Alexis Etienne has recently graduated from the Master in Publishing Practices at ArBA-EsA, Brussels, His work has long been focused on a practice of writing and thinking in relation to non-events or, more precisely, the fictionalized dramatization of narrative threads taken from everyday life, filtered by the artist’s monotonous voice.

After having worked on the codes of original cinema, special effects cinema, auteur film and even stand-up, Etienne, or his character as a narrator, here become part of the sound installation Public Address # 5, which rather replays the codes of the documentary.  In a real economy of means, the installation revolves around a series of prints on grey or recycled grey paper in A4 format in which the artist has created a circular cut-out which reveals the membrane of speakers embedded in the picture rail. These speakers broadcast excerpts from an exchange between two friends of the artist, respectively S and L, about their respective life plans. For one, it is about telling the abandoned plan of living in a mixed community in a house according to rules inspired by ecology and feminism. A community inspired by the political readings strongly influenced by the left or by the libertarian or anarchist movements. Even aside from its failure to actually be realized, this plan allowed her to more generally rethink her ecological aspirations, the very idea of action, of a group formed apart from the rest of the world. For the other, there is still hope for a community future, of living one day in a community of women who would organize the education of the children of its members in autarky.

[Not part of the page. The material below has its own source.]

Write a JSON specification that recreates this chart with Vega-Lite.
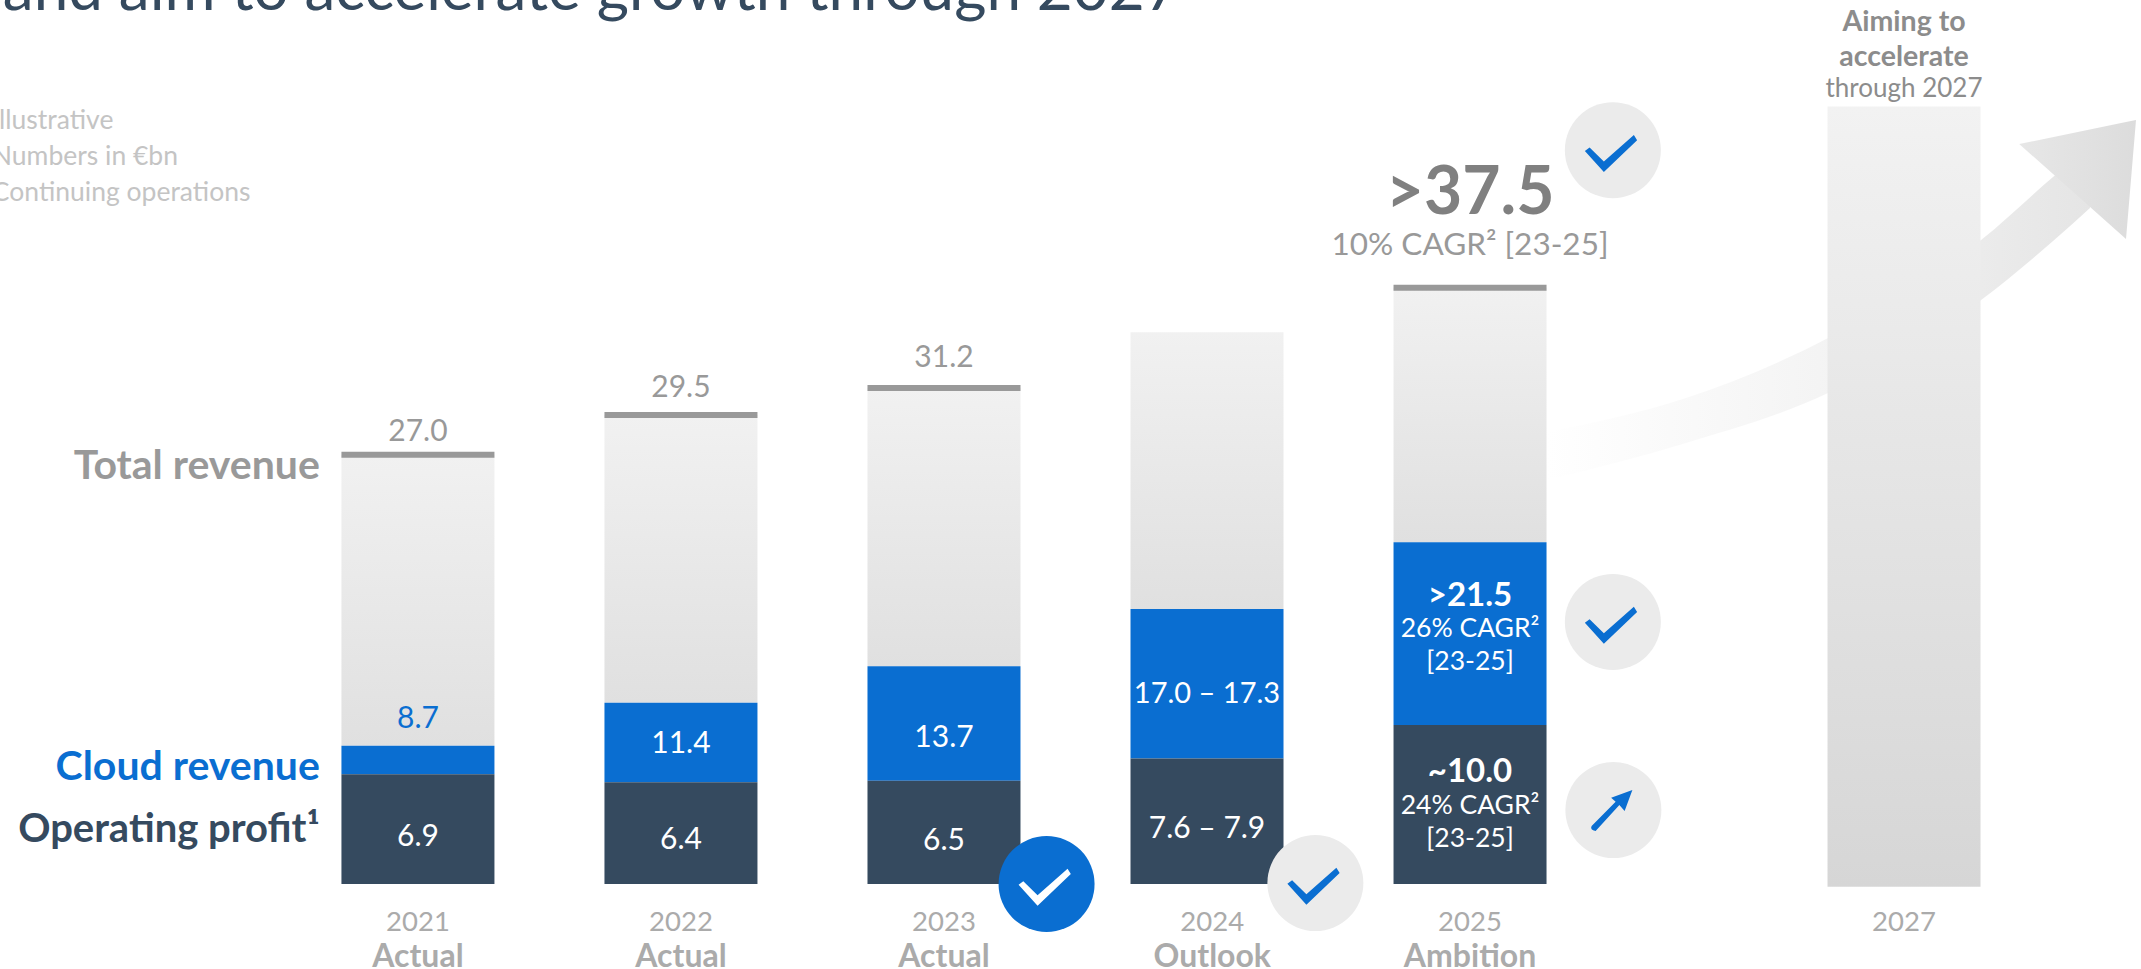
{
  "$schema": "https://vega.github.io/schema/vega-lite/v6.json",
  "width": 2141,
  "height": 969,
  "padding": 0,
  "autosize": {"type": "none"},
  "background": "#ffffff",
  "config": {"view": {"stroke": null}, "text": {"font": "Lato", "dy": 2}},
  "datasets": {
    "years": [
      {"year": "2021", "slot": 2021, "operating": 6.9, "cloud": 8.7, "total": 27.0},
      {"year": "2022", "slot": 2022, "operating": 6.4, "cloud": 11.4, "total": 29.5},
      {"year": "2023", "slot": 2023, "operating": 6.5, "cloud": 13.7, "total": 31.2},
      {"year": "2024", "slot": 2024, "operating": 7.9, "cloud": 17.3, "total": 34.7},
      {"year": "2025", "slot": 2025, "operating": 10.0, "cloud": 21.5, "total": 37.5}
    ],
    "outlook": [{"year": "2027", "slot": 2026.65, "total": 48.9}],
    "shaft": [
      {"slot": 2025.293, "upper": 28.43, "lower": 25.41},
      {"slot": 2025.821, "upper": 30.57, "lower": 27.74},
      {"slot": 2026.361, "upper": 34.34, "lower": 30.88},
      {"slot": 2026.943, "upper": 40.5, "lower": 36.73},
      {"slot": 2027.221, "upper": 44.53, "lower": 40.5},
      {"slot": 2027.357, "upper": 46.4, "lower": 42.52}
    ],
    "head": [
      {"slot": 2027.088, "upper": 46.54, "lower": 46.54},
      {"slot": 2027.494, "upper": 47.92, "lower": 40.57},
      {"slot": 2027.532, "upper": 48.05, "lower": 48.05}
    ],
    "badges": [
      {"slot": 2023.39, "level": 0.0, "kind": "done"},
      {"slot": 2024.412, "level": 0.06, "kind": "check"},
      {"slot": 2025.543, "level": 16.48, "kind": "check"},
      {"slot": 2025.543, "level": 46.15, "kind": "check"},
      {"slot": 2025.545, "level": 4.65, "kind": "rising"}
    ],
    "labels": [
      {"role": "title", "text": "and aim to accelerate growth through 2027", "slot": 2023.9, "level": 55.09},
      {"role": "note", "text": "Illustrative", "slot": 2019.38, "level": 48.11},
      {"role": "note", "text": "Numbers in €bn", "slot": 2019.38, "level": 45.85},
      {"role": "note", "text": "Continuing operations", "slot": 2019.38, "level": 43.58},
      {"role": "total", "text": "27.0", "slot": 2021, "level": 28.55},
      {"role": "total", "text": "29.5", "slot": 2022, "level": 31.32},
      {"role": "total", "text": "31.2", "slot": 2023, "level": 33.21},
      {"role": "heroSub", "text": "10% CAGR² [23-25]", "slot": 2025, "level": 40.25},
      {"role": "hero", "text": ">37.5", "slot": 2025, "level": 43.55},
      {"role": "outside", "text": "8.7", "slot": 2021, "level": 10.5},
      {"role": "inside", "text": "11.4", "slot": 2022, "level": 8.93},
      {"role": "inside", "text": "13.7", "slot": 2023, "level": 9.31},
      {"role": "inside", "text": "6.9", "slot": 2021, "level": 3.08},
      {"role": "inside", "text": "6.4", "slot": 2022, "level": 2.89},
      {"role": "inside", "text": "6.5", "slot": 2023, "level": 2.83},
      {"role": "wideRange", "text": "17.0 – 17.3", "slot": 2024, "level": 12.08},
      {"role": "inside", "text": "7.6 – 7.9", "slot": 2024, "level": 3.58},
      {"role": "insideBold", "text": ">21.5", "slot": 2025, "level": 18.24},
      {"role": "insideSmall", "text": "26% CAGR²", "slot": 2025, "level": 16.16},
      {"role": "insideSmall", "text": "[23-25]", "slot": 2025, "level": 14.09},
      {"role": "insideBold", "text": "~10.0", "slot": 2025, "level": 7.17},
      {"role": "insideSmall", "text": "24% CAGR²", "slot": 2025, "level": 5.03},
      {"role": "insideSmall", "text": "[23-25]", "slot": 2025, "level": 2.96},
      {"role": "sideTotal", "text": "Total revenue", "slot": 2020.627, "level": 26.35},
      {"role": "sideCloud", "text": "Cloud revenue", "slot": 2020.627, "level": 7.42},
      {"role": "sideProfit", "text": "Operating profit¹", "slot": 2020.627, "level": 3.52},
      {"role": "yearLabel", "text": "2021", "slot": 2021, "level": -2.33},
      {"role": "yearLabel", "text": "2022", "slot": 2022, "level": -2.33},
      {"role": "yearLabel", "text": "2023", "slot": 2023, "level": -2.33},
      {"role": "yearLabel", "text": "2024", "slot": 2024.02, "level": -2.33},
      {"role": "yearLabel", "text": "2025", "slot": 2025, "level": -2.33},
      {"role": "yearLabel", "text": "2027", "slot": 2026.65, "level": -2.33},
      {"role": "status", "text": "Actual", "slot": 2021, "level": -4.47},
      {"role": "status", "text": "Actual", "slot": 2022, "level": -4.47},
      {"role": "status", "text": "Actual", "slot": 2023, "level": -4.47},
      {"role": "status", "text": "Outlook", "slot": 2024.02, "level": -4.47},
      {"role": "status", "text": "Ambition", "slot": 2025, "level": -4.47},
      {"role": "aim", "text": "Aiming to", "slot": 2026.65, "level": 54.34},
      {"role": "aim", "text": "accelerate", "slot": 2026.65, "level": 52.14},
      {"role": "aimSub", "text": "through 2027", "slot": 2026.65, "level": 50.13}
    ]
  },
  "encoding": {
    "x": {"field": "slot", "type": "quantitative", "axis": null, "scale": {"domain": [2019.411, 2027.551], "nice": false, "zero": false, "padding": 0}},
    "y": {"field": "level", "type": "quantitative", "axis": null, "scale": {"domain": [-5.346, 55.597], "nice": false, "zero": false, "padding": 0}}
  },
  "layer": [
    {
      "data": {"name": "shaft"},
      "mark": {"type": "area", "interpolate": "monotone", "fill": {"gradient": "linear", "x1": 0, "y1": 0, "x2": 1, "y2": 0, "stops": [{"offset": 0, "color": "#ffffff"}, {"offset": 0.5, "color": "#f4f4f4"}, {"offset": 0.8, "color": "#ebebeb"}, {"offset": 1, "color": "#e5e5e5"}]}},
      "encoding": {"y": {"field": "upper", "type": "quantitative"}, "y2": {"field": "lower"}}
    },
    {
      "data": {"name": "head"},
      "mark": {"type": "area", "fill": {"gradient": "linear", "x1": 0, "y1": 0, "x2": 1, "y2": 0, "stops": [{"offset": 0, "color": "#e7e7e7"}, {"offset": 1, "color": "#dcdcdc"}]}},
      "encoding": {"y": {"field": "upper", "type": "quantitative"}, "y2": {"field": "lower"}}
    },
    {
      "mark": {"type": "rule", "color": "#c0c0c0", "strokeWidth": 3},
      "encoding": {"x": {"datum": 2020.487}, "x2": {"datum": 2027.551}, "y": {"datum": -0.09}}
    },
    {
      "data": {"name": "outlook"},
      "mark": {"type": "bar", "orient": "vertical", "width": 153, "fill": {"gradient": "linear", "x1": 0, "y1": 0, "x2": 0, "y2": 1, "stops": [{"offset": 0, "color": "#f2f2f2"}, {"offset": 1, "color": "#d6d6d6"}]}},
      "encoding": {"y": {"field": "total", "type": "quantitative"}, "y2": {"datum": -0.18}}
    },
    {
      "data": {"name": "years"},
      "mark": {"type": "bar", "orient": "vertical", "width": 153, "fill": {"gradient": "linear", "x1": 0, "y1": 0, "x2": 0, "y2": 1, "stops": [{"offset": 0, "color": "#f1f1f1"}, {"offset": 1, "color": "#e0e0e0"}]}},
      "encoding": {"y": {"field": "total", "type": "quantitative"}, "y2": {"field": "cloud"}}
    },
    {
      "data": {"name": "years"},
      "mark": {"type": "bar", "orient": "vertical", "width": 153, "fill": "#0a6ed1"},
      "encoding": {"y": {"field": "cloud", "type": "quantitative"}, "y2": {"field": "operating"}}
    },
    {
      "data": {"name": "years"},
      "mark": {"type": "bar", "orient": "vertical", "width": 153, "fill": "#354a5f"},
      "encoding": {"y": {"field": "operating", "type": "quantitative"}, "y2": {"datum": 0}}
    },
    {
      "data": {"name": "years"},
      "transform": [{"filter": "datum.year != '2024'"}],
      "mark": {"type": "tick", "orient": "horizontal", "size": 153, "thickness": 6, "color": "#999999", "opacity": 1},
      "encoding": {"y": {"field": "total", "type": "quantitative"}}
    },
    {
      "data": {"name": "badges"},
      "transform": [{"filter": "datum.kind == 'done'"}],
      "mark": {"type": "point", "shape": "circle", "filled": true, "size": 9216, "color": "#0a6ed1", "opacity": 1}
    },
    {
      "data": {"name": "badges"},
      "transform": [{"filter": "datum.kind != 'done'"}],
      "mark": {"type": "point", "shape": "circle", "filled": true, "size": 9216, "color": "#ebebeb", "opacity": 1}
    },
    {
      "data": {"name": "badges"},
      "transform": [{"filter": "datum.kind == 'done'"}],
      "mark": {"type": "point", "shape": "M-1.12,0.03 L-0.93,-0.11 L-0.36,0.45 L0.84,-0.61 L0.97,-0.4 L-0.36,0.87 Z", "filled": true, "size": 2500, "color": "#ffffff", "opacity": 1}
    },
    {
      "data": {"name": "badges"},
      "transform": [{"filter": "datum.kind == 'check'"}],
      "mark": {"type": "point", "shape": "M-1.12,0.03 L-0.93,-0.11 L-0.36,0.45 L0.84,-0.61 L0.97,-0.4 L-0.36,0.87 Z", "filled": true, "size": 2500, "color": "#0a6ed1", "opacity": 1}
    },
    {
      "data": {"name": "badges"},
      "transform": [{"filter": "datum.kind == 'rising'"}],
      "mark": {"type": "point", "shape": "M-0.87,0.64 Q-0.95,0.8 -0.71,0.84 L0.24,-0.2 L0.45,0.04 L0.76,-0.8 L-0.09,-0.49 L0.09,-0.33 Z", "filled": true, "size": 2500, "color": "#0a6ed1", "opacity": 1}
    },
    {
      "data": {"name": "labels"},
      "transform": [{"filter": "datum.role == 'title'"}],
      "mark": {"type": "text", "align": "right", "baseline": "alphabetic", "fontSize": 62, "color": "#354a5f"},
      "encoding": {"text": {"field": "text"}}
    },
    {
      "data": {"name": "labels"},
      "transform": [{"filter": "datum.role == 'note'"}],
      "mark": {"type": "text", "align": "left", "baseline": "middle", "fontSize": 26.5, "color": "#c4c4c4"},
      "encoding": {"text": {"field": "text"}}
    },
    {
      "data": {"name": "labels"},
      "transform": [{"filter": "datum.role == 'total'"}],
      "mark": {"type": "text", "align": "center", "baseline": "middle", "fontSize": 30, "color": "#999999"},
      "encoding": {"text": {"field": "text"}}
    },
    {
      "data": {"name": "labels"},
      "transform": [{"filter": "datum.role == 'heroSub'"}],
      "mark": {"type": "text", "align": "center", "baseline": "middle", "fontSize": 31.5, "color": "#999999"},
      "encoding": {"text": {"field": "text"}}
    },
    {
      "data": {"name": "labels"},
      "transform": [{"filter": "datum.role == 'hero'"}],
      "mark": {"type": "text", "align": "center", "baseline": "middle", "fontSize": 66, "fontWeight": "bold", "color": "#808080"},
      "encoding": {"text": {"field": "text"}}
    },
    {
      "data": {"name": "labels"},
      "transform": [{"filter": "datum.role == 'outside'"}],
      "mark": {"type": "text", "align": "center", "baseline": "middle", "fontSize": 30, "color": "#0a6ed1"},
      "encoding": {"text": {"field": "text"}}
    },
    {
      "data": {"name": "labels"},
      "transform": [{"filter": "datum.role == 'inside'"}],
      "mark": {"type": "text", "align": "center", "baseline": "middle", "fontSize": 30, "color": "#ffffff"},
      "encoding": {"text": {"field": "text"}}
    },
    {
      "data": {"name": "labels"},
      "transform": [{"filter": "datum.role == 'wideRange'"}],
      "mark": {"type": "text", "align": "center", "baseline": "middle", "fontSize": 29, "color": "#ffffff"},
      "encoding": {"text": {"field": "text"}}
    },
    {
      "data": {"name": "labels"},
      "transform": [{"filter": "datum.role == 'insideBold'"}],
      "mark": {"type": "text", "align": "center", "baseline": "middle", "fontSize": 33, "fontWeight": "bold", "color": "#ffffff"},
      "encoding": {"text": {"field": "text"}}
    },
    {
      "data": {"name": "labels"},
      "transform": [{"filter": "datum.role == 'insideSmall'"}],
      "mark": {"type": "text", "align": "center", "baseline": "middle", "fontSize": 26.5, "color": "#ffffff"},
      "encoding": {"text": {"field": "text"}}
    },
    {
      "data": {"name": "labels"},
      "transform": [{"filter": "datum.role == 'sideTotal'"}],
      "mark": {"type": "text", "align": "right", "baseline": "middle", "fontSize": 41, "fontWeight": "bold", "color": "#999999"},
      "encoding": {"text": {"field": "text"}}
    },
    {
      "data": {"name": "labels"},
      "transform": [{"filter": "datum.role == 'sideCloud'"}],
      "mark": {"type": "text", "align": "right", "baseline": "middle", "fontSize": 41, "fontWeight": "bold", "color": "#0a6ed1"},
      "encoding": {"text": {"field": "text"}}
    },
    {
      "data": {"name": "labels"},
      "transform": [{"filter": "datum.role == 'sideProfit'"}],
      "mark": {"type": "text", "align": "right", "baseline": "middle", "fontSize": 40, "fontWeight": "bold", "color": "#354a5f"},
      "encoding": {"text": {"field": "text"}}
    },
    {
      "data": {"name": "labels"},
      "transform": [{"filter": "datum.role == 'yearLabel'"}],
      "mark": {"type": "text", "align": "center", "baseline": "middle", "fontSize": 27.5, "color": "#ababab"},
      "encoding": {"text": {"field": "text"}}
    },
    {
      "data": {"name": "labels"},
      "transform": [{"filter": "datum.role == 'status'"}],
      "mark": {"type": "text", "align": "center", "baseline": "middle", "fontSize": 32, "fontWeight": "bold", "color": "#ababab"},
      "encoding": {"text": {"field": "text"}}
    },
    {
      "data": {"name": "labels"},
      "transform": [{"filter": "datum.role == 'aim'"}],
      "mark": {"type": "text", "align": "center", "baseline": "middle", "fontSize": 28.5, "fontWeight": "bold", "color": "#8c8c8c"},
      "encoding": {"text": {"field": "text"}}
    },
    {
      "data": {"name": "labels"},
      "transform": [{"filter": "datum.role == 'aimSub'"}],
      "mark": {"type": "text", "align": "center", "baseline": "middle", "fontSize": 26, "color": "#8c8c8c"},
      "encoding": {"text": {"field": "text"}}
    }
  ]
}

Her relationship with nature is evolving, from her childhood in the countryside with a vegetarian father, to her life today in a capital city. She takes care of bees, analyses their beehive societies which, in reality, also constitute food-producing communities of female beings, she eats meat again, she is a little exasperated by the discourses of neo-ecologists with the impression of being comparatively born in a milieu that has already made progress on many of the issues that seem to be gaining importance today. The display of Public Address (literally « public interpellation ») raises the question of public speaking, and in particular that of women, and the question of listening and the attention given to it. In this respect, it is certainly not insignificant that this installation poses the plastic question of the printed surface through which the sound passes (loudspeaker grille, sheet of paper). For Etienne, as for the spectators-listeners, the challenge was also to remain silent « as much as one could ».